Take the lines from the one with "Rebuild this chart" through the one with "import matplotlib.pyplot as plt", both ends kept, and reproduce them exactly without the pictures.

Rows from a dataset of charts and code
⟨

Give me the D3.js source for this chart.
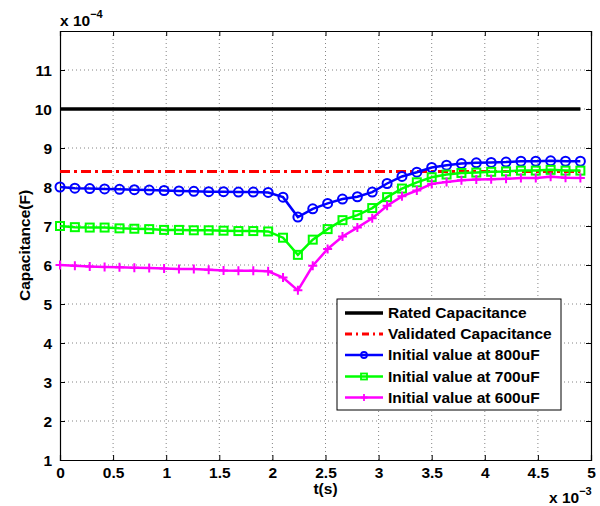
<!DOCTYPE html>
<html><head><meta charset="utf-8">
<script src="https://cdn.jsdelivr.net/npm/d3@7"></script>
<style>body{margin:0;background:#fff}svg{display:block}text{font-family:"Liberation Sans",Arial,sans-serif;font-weight:bold}</style>
</head><body><svg id="c" width="600" height="506"></svg>
<script>
// time in units of 1e-3 s
const tStep = 0.14;
const tValues = d3.range(36).map(i => +(i * tStep).toFixed(2));
// capacitance in units of 1e-4 F
const ratedValue = 10;
const validatedValue = 8.4;
const series800 = [8.00,7.97,7.96,7.95,7.94,7.93,7.92,7.91,7.90,7.89,7.88,7.88,7.87,7.87,7.86,7.74,7.23,7.44,7.58,7.69,7.75,7.87,8.09,8.27,8.38,8.50,8.56,8.60,8.62,8.63,8.64,8.66,8.66,8.67,8.66,8.66];
const series700 = [7.00,6.97,6.96,6.96,6.94,6.93,6.92,6.90,6.90,6.89,6.89,6.88,6.87,6.87,6.86,6.70,6.26,6.65,6.92,7.15,7.28,7.46,7.74,7.96,8.12,8.25,8.32,8.36,8.37,8.39,8.40,8.42,8.42,8.44,8.42,8.42];
const series600 = [6.00,5.98,5.96,5.95,5.94,5.93,5.92,5.91,5.90,5.90,5.88,5.86,5.85,5.85,5.84,5.68,5.35,5.98,6.41,6.73,6.96,7.20,7.52,7.76,7.91,8.08,8.13,8.17,8.19,8.20,8.21,8.23,8.23,8.26,8.24,8.23];
const xTicks = [0,0.5,1,1.5,2,2.5,3,3.5,4,4.5,5];
const yTicks = [1,2,3,4,5,6,7,8,9,10,11];
const legendLabels = ["Rated Capacitance","Validated Capacitance","Initial value at 800uF","Initial value at 700uF","Initial value at 600uF"];

const svg = d3.select("#c");
const L = 60, R = 591, T = 31, B = 460;
const x = d3.scaleLinear().domain([0,5]).range([L,R]);
const y = d3.scaleLinear().domain([1,12]).range([B,T]);

// grid
const g = svg.append("g");
g.selectAll(".gx").data(xTicks.slice(1,-1)).enter().append("line")
 .attr("x1",d=>x(d)).attr("x2",d=>x(d)).attr("y1",T).attr("y2",B)
 .attr("stroke","#666").attr("stroke-width",0.8).attr("stroke-dasharray","1,3");
g.selectAll(".gy").data(yTicks.slice(1)).enter().append("line")
 .attr("y1",d=>y(d)).attr("y2",d=>y(d)).attr("x1",L).attr("x2",R)
 .attr("stroke","#666").attr("stroke-width",0.8).attr("stroke-dasharray","1,3");

// axes
const fs = 15.5;
const ax = svg.append("g").attr("transform",`translate(0,${B})`)
 .call(d3.axisBottom(x).tickValues(xTicks).tickSize(-5).tickPadding(7).tickFormat(d3.format("")));
const axT = svg.append("g").attr("transform",`translate(0,${T})`)
 .call(d3.axisTop(x).tickValues(xTicks).tickSize(-5).tickFormat(""));
const ay = svg.append("g").attr("transform",`translate(${L},0)`)
 .call(d3.axisLeft(y).tickValues(yTicks).tickSize(-5).tickPadding(8));
const ayR = svg.append("g").attr("transform",`translate(${R},0)`)
 .call(d3.axisRight(y).tickValues(yTicks).tickSize(-5).tickFormat(""));
[ax,axT,ay,ayR].forEach(a=>{
  a.select(".domain").attr("stroke","#000").attr("stroke-width",1.2);
  a.selectAll(".tick line").attr("stroke","#000");
  a.selectAll("text").attr("font-size",fs).attr("fill","#000")
   .attr("font-family","Liberation Sans, Arial, sans-serif").attr("font-weight","bold");
});
ay.selectAll("text").attr("dy","0.35em");

// lines
const line = d3.line().x((d,i)=>x(tValues[i])).y(d=>y(d));
const tEnd = tValues[tValues.length-1];
svg.append("line").attr("x1",x(0)).attr("x2",x(tEnd)).attr("y1",y(ratedValue)).attr("y2",y(ratedValue))
 .attr("stroke","#000").attr("stroke-width",3.5);
svg.append("line").attr("x1",x(0)).attr("x2",x(tEnd)).attr("y1",y(validatedValue)).attr("y2",y(validatedValue))
 .attr("stroke","#f00").attr("stroke-width",3).attr("stroke-dasharray","10,4,3,4");

const seriesDefs = [
  {data:series800,color:"#0000ff",marker:"circle"},
  {data:series700,color:"#00ff00",marker:"square"},
  {data:series600,color:"#ff00ff",marker:"plus"}
];
function drawMarker(sel,type,color){
  if(type==="circle"){
    sel.append("circle").attr("r",4.5).attr("fill","none").attr("stroke",color).attr("stroke-width",2);
  } else if(type==="square"){
    sel.append("rect").attr("x",-4).attr("y",-4).attr("width",8).attr("height",8).attr("fill","none").attr("stroke",color).attr("stroke-width",2);
  } else {
    sel.append("path").attr("d","M-4.5,0H4.5M0,-4.5V4.5").attr("stroke",color).attr("stroke-width",2);
  }
}
seriesDefs.forEach(s=>{
  svg.append("path").attr("d",line(s.data)).attr("fill","none").attr("stroke",s.color).attr("stroke-width",2.5);
  const mg = svg.append("g");
  s.data.forEach((v,i)=>{
    const m = mg.append("g").attr("transform",`translate(${x(tValues[i])},${y(v)})`);
    drawMarker(m,s.marker,s.color);
  });
});

// legend
const lg = svg.append("g");
lg.append("rect").attr("x",337).attr("y",299).attr("width",224).attr("height",111)
 .attr("fill","#fff").attr("stroke","#000").attr("stroke-width",1);
const rowsY = [313,334,355,376.5,397.5];
const legStyles = [
  {color:"#000",w:3.5,dash:null,marker:null},
  {color:"#f00",w:3,dash:"7,4,2,4",marker:null},
  {color:"#0000ff",w:2.5,dash:null,marker:"circle"},
  {color:"#00ff00",w:2.5,dash:null,marker:"square"},
  {color:"#ff00ff",w:2.5,dash:null,marker:"plus"}
];
legendLabels.forEach((lab,i)=>{
  const st = legStyles[i];
  const ln = lg.append("line").attr("x1",345).attr("x2",383).attr("y1",rowsY[i]).attr("y2",rowsY[i])
   .attr("stroke",st.color).attr("stroke-width",st.w);
  if(st.dash) ln.attr("stroke-dasharray",st.dash);
  if(st.marker){
    const m = lg.append("g").attr("transform",`translate(364,${rowsY[i]})`);
    if(st.marker==="circle") m.append("circle").attr("r",3).attr("fill","none").attr("stroke",st.color).attr("stroke-width",1.8);
    else if(st.marker==="square") m.append("rect").attr("x",-3).attr("y",-3).attr("width",6).attr("height",6).attr("fill","none").attr("stroke",st.color).attr("stroke-width",1.8);
    else m.append("path").attr("d","M-3.5,0H3.5M0,-3.5V3.5").attr("stroke",st.color).attr("stroke-width",1.8);
  }
  lg.append("text").attr("x",388).attr("y",rowsY[i]).attr("dy","0.35em").attr("font-size",fs).text(lab);
});

// axis labels
svg.append("text").attr("x",(L+R)/2).attr("y",494).attr("text-anchor","middle").attr("font-size",fs).text("t(s)");
svg.append("text").attr("transform",`translate(30,${(T+B)/2}) rotate(-90)`).attr("text-anchor","middle").attr("font-size",fs).text("Capacitance(F)");

// exponent labels
const e4 = svg.append("text").attr("x",60).attr("y",26).attr("font-size",fs);
e4.append("tspan").text("x 10");
e4.append("tspan").attr("dy",-8).attr("font-size",11).text("−4");
const e3 = svg.append("text").attr("x",549).attr("y",503).attr("font-size",fs);
e3.append("tspan").text("x 10");
e3.append("tspan").attr("dy",-8).attr("font-size",11).text("−3");
</script></body></html>
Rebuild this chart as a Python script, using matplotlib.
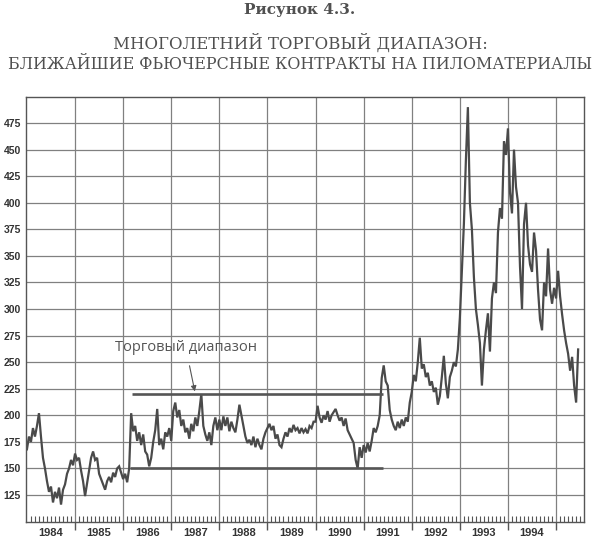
import numpy as np
import matplotlib
matplotlib.use("Agg")
import matplotlib.pyplot as plt

# ближайшие фьючерсы на пиломатериалы, полумесячные значения
p1984 = [168, 180, 175, 188, 180, 190, 202, 180, 160, 150, 138, 128,
         133, 118, 128, 122, 132, 116, 130, 135, 145, 150, 158, 153]
p1985 = [164, 158, 160, 148, 138, 124, 136, 148, 160, 166, 158, 160,
         145, 140, 135, 130, 138, 142, 137, 146, 142, 150, 152, 146]
p1986 = [140, 145, 137, 150, 202, 185, 190, 176, 184, 172, 182, 166,
         163, 152, 160, 175, 186, 206, 172, 178, 168, 184, 180, 188]
p1987 = [176, 204, 212, 198, 205, 190, 196, 184, 188, 178, 192, 185,
         198, 190, 204, 220, 190, 182, 176, 184, 172, 190, 198, 186]
p1988 = [196, 186, 199, 190, 198, 185, 194, 188, 184, 196, 210, 200,
         190, 180, 174, 177, 172, 180, 170, 178, 172, 168, 178, 184]
p1989 = [188, 192, 186, 190, 178, 182, 172, 170, 178, 184, 180, 188,
         184, 191, 186, 188, 183, 188, 184, 187, 183, 190, 188, 194]
p1990 = [194, 209, 198, 193, 200, 196, 204, 194, 200, 203, 206, 200,
         195, 198, 190, 197, 186, 182, 178, 174, 158, 150, 170, 160]
p1991 = [172, 165, 174, 166, 176, 188, 184, 190, 200, 235, 247, 232,
         228, 205, 196, 190, 186, 194, 188, 196, 190, 198, 194, 212]
p1992 = [222, 238, 232, 250, 273, 244, 248, 236, 240, 228, 232, 222,
         226, 210, 218, 236, 256, 230, 216, 236, 242, 250, 246, 262]
p1993 = [292, 335, 380, 440, 490, 400, 375, 330, 300, 285, 268, 228,
         262, 280, 296, 260, 310, 325, 315, 372, 395, 385, 458, 445]
p1994 = [470, 410, 390, 450, 415, 400, 340, 300, 380, 400, 360, 342,
         335, 372, 355, 318, 290, 280, 325, 312, 357, 318, 305, 320]
p1995 = [310, 336, 312, 295, 280, 268, 258, 242, 255, 228, 212, 262]

prices = p1984 + p1985 + p1986 + p1987 + p1988 + p1989 + p1990 + \
         p1991 + p1992 + p1993 + p1994 + p1995
t = 1984 + np.arange(len(prices)) / 24.0

# торговый диапазон
range_low = 150
range_high = 220
range_start = 1986.15
range_end = 1991.40

years = list(range(1984, 1995))
yticks = list(range(125, 500, 25))

fig = plt.figure(figsize=(6, 5.4), dpi=100)
ax = fig.add_axes([0.0433, 0.0333, 0.93, 0.787])

gray = "#555555"
ax.plot(t, prices, color="#4a4a4a", lw=1.6, solid_joinstyle="miter")
ax.hlines(range_high, range_start + 0.03, range_end, color=gray, lw=1.9)
ax.hlines(range_low, range_start, range_end, color=gray, lw=1.9)

ax.set_xlim(1983.98, 1995.58)
ax.set_ylim(99.6, 499.5)

ax.set_yticks(yticks)
ax.set_yticklabels([str(v) for v in yticks], fontsize=7.5, fontweight="bold",
                   family="Liberation Sans", color="#333333")
ax.tick_params(axis="y", length=0, pad=3.5)

ax.set_xticks(np.arange(1985, 1996))
ax.set_xticklabels([])
ax.set_xticks(1984 + np.arange(1, 12 * 11 + 7) / 12.0, minor=True)
ax.tick_params(axis="x", which="major", direction="out", length=6, width=1, color=gray)
ax.tick_params(axis="x", which="minor", direction="in", length=4, width=0.8, color=gray)

sec = ax.secondary_xaxis("bottom")
sec.set_xticks([y + 0.5 for y in years])
sec.set_xticklabels([str(y) for y in years], fontsize=8, fontweight="bold",
                    family="Liberation Sans", color="#333333")
sec.tick_params(length=0, pad=4.5)
sec.spines["bottom"].set_visible(False)

ax.grid(True, which="major", color="#808080", lw=0.9)
ax.set_axisbelow(True)
for s in ax.spines.values():
    s.set_color(gray)
    s.set_linewidth(1.0)

ax.annotate("Торговый диапазон", xy=(1987.49, 222.5), xytext=(1987.30, 264),
            ha="center", va="center", fontsize=10.5, family="Open Sans",
            color="#555555",
            arrowprops=dict(arrowstyle="-|>", color=gray, lw=0.8,
                            mutation_scale=8, shrinkA=6, shrinkB=0))

fig.text(0.5, 0.981, "Рисунок 4.3.", ha="center", va="center", fontsize=11,
         fontweight="bold", family="DejaVu Serif", color="#505050")
fig.text(0.5, 0.920, "МНОГОЛЕТНИЙ ТОРГОВЫЙ ДИАПАЗОН:", ha="center", va="center",
         fontsize=11.9, family="DejaVu Serif", color="#505050")
fig.text(0.5, 0.881, "БЛИЖАЙШИЕ ФЬЮЧЕРСНЫЕ КОНТРАКТЫ НА ПИЛОМАТЕРИАЛЫ", ha="center",
         va="center", fontsize=11.4, family="DejaVu Serif", color="#505050")

fig.savefig("out.png", dpi=100)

⟩

OUTPUT FOR THIS EXERCISE:
Rebuild this chart as a Python script, using matplotlib.
import numpy as np
import matplotlib
matplotlib.use("Agg")
import matplotlib.pyplot as plt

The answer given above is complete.